🤖 AI Summary
In meta-reinforcement learning, point-estimate approximations of task posteriors lead to overconfidence and inconsistency in uncertainty quantification. To address this, we propose the first integration of Laplace approximation into standard RNN-based meta-policy frameworks—without architectural modifications—enabling full-task posterior inference at any stage: pre-, during, or post-training. Compared to variational methods, our approach incurs significantly fewer parameters while achieving performance on par with full-distribution baselines. Crucially, it enables precise estimation of distributional statistics (e.g., entropy), thereby enhancing policy robustness and probabilistic calibration.
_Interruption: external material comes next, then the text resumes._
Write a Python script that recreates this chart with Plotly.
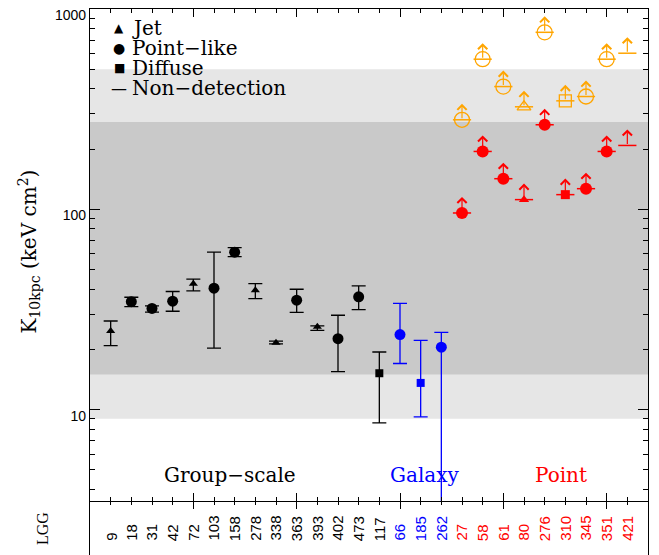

Our core contribution is the principled extension of classical Laplace approximation to the latent state space of recurrent meta-policies, establishing a lightweight, plug-and-play, stage-agnostic Bayesian uncertainty quantification paradigm for meta-RL.
📝 Abstract
Meta-reinforcement learning trains a single reinforcement learning agent on a distribution of tasks to quickly generalize to new tasks outside of the training set at test time. From a Bayesian perspective, one can interpret this as performing amortized variational inference on the posterior distribution over training tasks. Among the various meta-reinforcement learning approaches, a common method is to represent this distribution with a point-estimate using a recurrent neural network. We show how one can augment this point estimate to give full distributions through the Laplace approximation, either at the start of, during, or after learning, without modifying the base model architecture. With our approximation, we are able to estimate distribution statistics (e.g., the entropy) of non-Bayesian agents and observe that point-estimate based methods produce overconfident estimators while not satisfying consistency. Furthermore, when comparing our approach to full-distribution based learning of the task posterior, our method performs on par with variational baselines while having much fewer parameters.